● WHAT TO DO
Write out the listing, please, but only from its first line through the line containing "1380, 1360, 720];", exactly as given and without pictures.

● DATA LINES
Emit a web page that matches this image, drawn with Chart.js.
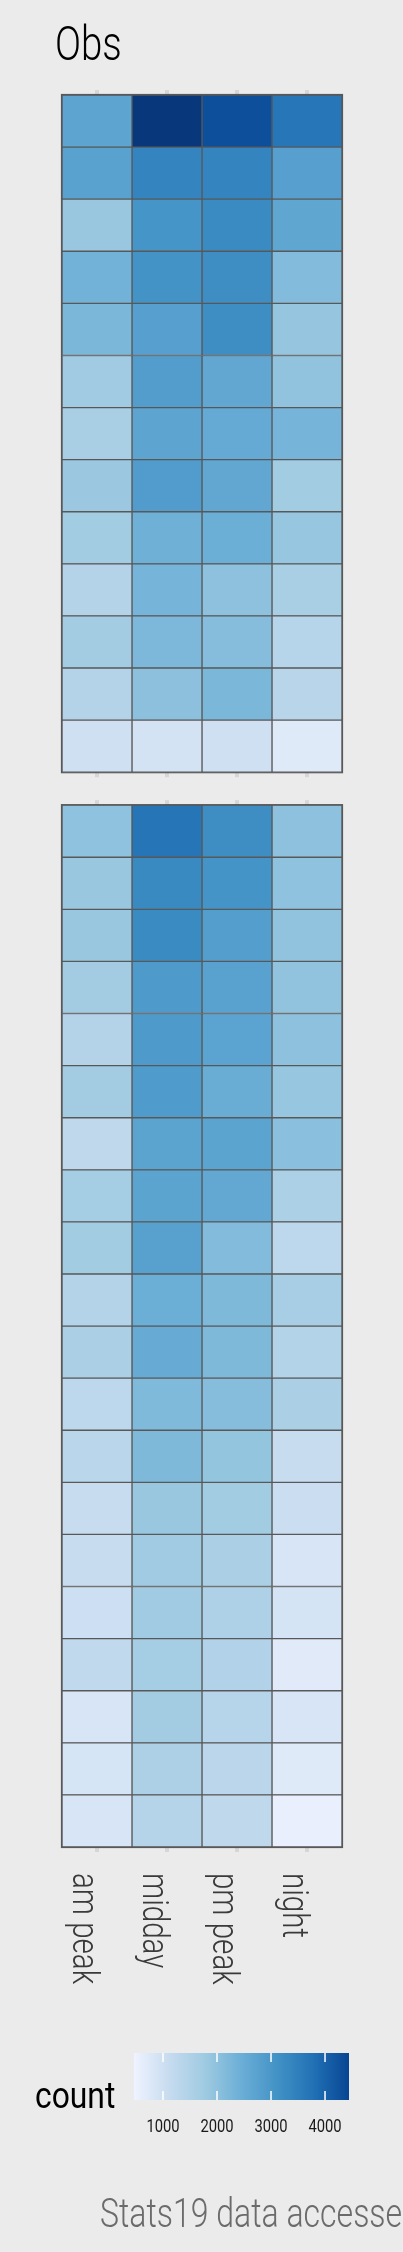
<!DOCTYPE html>
<html>
<head>
<meta charset="utf-8">
<title>Obs heatmap</title>
<script src="https://cdn.jsdelivr.net/npm/chart.js@4.4.0/dist/chart.umd.min.js"></script>
<style>
  html, body { margin: 0; padding: 0; background: #ebebeb; }
  canvas { display: block; }
</style>
</head>
<body>
<canvas id="heat" width="403" height="2252"></canvas>
<script>
// ===== Data =====
const periods = ["am peak", "midday", "pm peak", "night"];

// top panel, rows top -> bottom
const topAmPeak = [2680, 2750, 1850, 2350, 2250, 1750, 1600, 1830, 1720, 1430, 1700, 1430, 1000];
const topMidday = [4900, 3400, 3050, 3100, 2800, 2850, 2680, 2870, 2400, 2300, 2220, 2030, 900];
const topPmPeak = [4300, 3400, 3250, 3200, 3200, 2620, 2550, 2620, 2450, 2000, 2100, 2250, 980];
const topNight  = [3650, 2800, 2650, 2150, 1900, 1950, 2300, 1720, 1880, 1600, 1380, 1360, 720];

// bottom panel, rows top -> bottom
const bottomAmPeak = [1980, 1850, 1850, 1700, 1420, 1700, 1250, 1680, 1720, 1430, 1580, 1280, 1330, 1100, 1110, 1020, 1220, 840, 860, 850];
const bottomMidday = [3700, 3270, 3250, 2920, 2920, 2900, 2700, 2700, 2760, 2450, 2520, 2180, 2190, 1860, 1740, 1740, 1670, 1700, 1540, 1400];
const bottomPmPeak = [3200, 3080, 2830, 2750, 2720, 2480, 2700, 2600, 2150, 2200, 2200, 2100, 1920, 1720, 1580, 1520, 1470, 1380, 1310, 1250];
const bottomNight  = [2000, 1980, 1960, 1950, 2000, 1880, 2050, 1550, 1280, 1640, 1450, 1580, 1090, 1060, 850, 880, 700, 850, 720, 560];

const legendTicks = [1000, 2000, 3000, 4000];
const countLimits = [463, 4444];

// ===== Colour scale (Blues) =====
const blues = ["#eff3ff", "#c6dbef", "#9ecae1", "#6baed6", "#4292c6", "#2171b5", "#084594"];
const stops = blues.map((c, i) => [countLimits[0] + i * (countLimits[1] - countLimits[0]) / (blues.length - 1), c]);
stops.push([5200, "#08306b"]);

function hexToRgb(h) {
    return [1, 3, 5].map(i => parseInt(h.substr(i, 2), 16));
}

function fillFor(v) {
    if (v <= stops[0][0]) return stops[0][1];
    for (let i = 1; i < stops.length; i++) {
        if (v <= stops[i][0]) {
            const t = (v - stops[i - 1][0]) / (stops[i][0] - stops[i - 1][0]);
            const a = hexToRgb(stops[i - 1][1]);
            const b = hexToRgb(stops[i][1]);
            const c = a.map((x, k) => Math.round(x + (b[k] - x) * t));
            return `rgb(${c[0]},${c[1]},${c[2]})`;
        }
    }
    return stops[stops.length - 1][1];
}

// ===== Build datasets =====
const GAP = 0.633; // space between the two panels, in rows
const topRows = topAmPeak.length;
const bottomRows = bottomAmPeak.length;
const bottomStart = topRows + GAP;
const EDGE = "#585858";

const datasets = [];
function addPanel(columns, start) {
    columns.forEach((vals, c) => {
        datasets.push({
            data: vals.map((v, i) => ({ x: periods[c], y: [start + i, start + i + 1], count: v })),
            backgroundColor: vals.map(fillFor),
            borderColor: EDGE,
            borderWidth: 1,
            borderSkipped: false,
            barPercentage: 1,
            categoryPercentage: 1,
            grouped: false
        });
    });
}
addPanel([topAmPeak, topMidday, topPmPeak, topNight], 0);
addPanel([bottomAmPeak, bottomMidday, bottomPmPeak, bottomNight], bottomStart);

// ===== Text helper =====
function drawText(ctx, text, x, y, o) {
    ctx.save();
    ctx.translate(x, y);
    if (o.rotate) ctx.rotate(o.rotate);
    ctx.scale(o.squeeze || 1, 1);
    ctx.font = `${o.weight || 400} ${o.size}px Roboto`;
    ctx.fillStyle = o.color || "#000";
    ctx.textAlign = o.align || "left";
    ctx.textBaseline = "alphabetic";
    ctx.fillText(text, 0, 0);
    ctx.restore();
}

// ===== Decorations plugin =====
const decorations = {
    id: "decorations",
    beforeDraw(chart) {
        const ctx = chart.ctx;
        const xs = chart.scales.x, ys = chart.scales.y;
        ctx.save();
        ctx.fillStyle = "#ebebeb";
        ctx.fillRect(0, 0, chart.width, chart.height);

        // little grid stubs sticking out of the panels
        const panels = [[0, topRows], [bottomStart, bottomStart + bottomRows]];
        ctx.fillStyle = "#d6d6d6";
        panels.forEach(([a, b]) => {
            const top = ys.getPixelForValue(a), bottom = ys.getPixelForValue(b);
            periods.forEach((p, i) => {
                const x = xs.getPixelForValue(i);
                ctx.fillRect(x - 2, top - 5, 4, 5);
                ctx.fillRect(x - 2, bottom, 4, 5);
            });
        });
        ctx.restore();
    },
    afterDatasetsDraw(chart) {
        const ctx = chart.ctx;
        const xs = chart.scales.x, ys = chart.scales.y;
        const area = chart.chartArea;

        // panel outlines
        ctx.save();
        ctx.strokeStyle = EDGE;
        ctx.lineWidth = 1.2;
        [[0, topRows], [bottomStart, bottomStart + bottomRows]].forEach(([a, b]) => {
            const top = ys.getPixelForValue(a), bottom = ys.getPixelForValue(b);
            ctx.strokeRect(area.left - 0.5, top - 0.5, area.right - area.left + 1, bottom - top + 1);
        });
        ctx.restore();

        // title
        drawText(ctx, "Obs", 55, 60, { size: 48, weight: 300, squeeze: 0.8, color: "#000" });

        // x labels, rotated to read downward
        periods.forEach((p, i) => {
            const x = xs.getPixelForValue(i);
            drawText(ctx, p, x - 24, area.bottom + 26, { size: 36, weight: 300, squeeze: 0.82, color: "#3a3a3a", rotate: Math.PI / 2 });
        });

        // colour legend
        const lx0 = 134, lx1 = 349, ly0 = 2053, ly1 = 2100;
        const toX = v => lx0 + (v - countLimits[0]) / (countLimits[1] - countLimits[0]) * (lx1 - lx0);
        for (let px = lx0; px < lx1; px++) {
            const v = countLimits[0] + (px + 0.5 - lx0) / (lx1 - lx0) * (countLimits[1] - countLimits[0]);
            ctx.fillStyle = fillFor(v);
            ctx.fillRect(px, ly0, 1, ly1 - ly0);
        }
        ctx.fillStyle = "#ffffff";
        legendTicks.forEach(t => {
            const x = toX(t);
            ctx.fillRect(x - 0.75, ly0, 1.5, 9);
            ctx.fillRect(x - 0.75, ly1 - 9, 1.5, 9);
            drawText(ctx, String(t), x, 2132, { size: 18, weight: 400, squeeze: 0.82, color: "#1a1a1a", align: "center" });
        });
        drawText(ctx, "count", 35, 2108, { size: 37, weight: 400, squeeze: 0.86, color: "#000" });

        // caption
        drawText(ctx, "Stats19 data accessed via the stats19 R package", 100, 2227, { size: 40, weight: 300, squeeze: 0.8, color: "#6b6b6b" });
    }
};

// ===== Chart =====
new Chart(document.getElementById("heat").getContext("2d"), {
    type: "bar",
    data: { labels: periods, datasets },
    options: {
        responsive: false,
        devicePixelRatio: 1,
        animation: false,
        events: [],
        layout: { padding: { left: 62, right: 61, top: 95, bottom: 405 } },
        plugins: { legend: { display: false }, tooltip: { enabled: false }, title: { display: false } },
        scales: {
            x: { type: "category", labels: periods, offset: true, display: false },
            y: { type: "linear", min: 0, max: bottomStart + bottomRows, reverse: true, display: false }
        }
    },
    plugins: [decorations]
});
</script>
</body>
</html>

● COMPLETED TASK
Emit a web page that matches this image, drawn with Chart.js.
<!DOCTYPE html>
<html>
<head>
<meta charset="utf-8">
<title>Obs heatmap</title>
<script src="https://cdn.jsdelivr.net/npm/chart.js@4.4.0/dist/chart.umd.min.js"></script>
<style>
  html, body { margin: 0; padding: 0; background: #ebebeb; }
  canvas { display: block; }
</style>
</head>
<body>
<canvas id="heat" width="403" height="2252"></canvas>
<script>
// ===== Data =====
const periods = ["am peak", "midday", "pm peak", "night"];

// top panel, rows top -> bottom
const topAmPeak = [2680, 2750, 1850, 2350, 2250, 1750, 1600, 1830, 1720, 1430, 1700, 1430, 1000];
const topMidday = [4900, 3400, 3050, 3100, 2800, 2850, 2680, 2870, 2400, 2300, 2220, 2030, 900];
const topPmPeak = [4300, 3400, 3250, 3200, 3200, 2620, 2550, 2620, 2450, 2000, 2100, 2250, 980];
const topNight  = [3650, 2800, 2650, 2150, 1900, 1950, 2300, 1720, 1880, 1600, 1380, 1360, 720];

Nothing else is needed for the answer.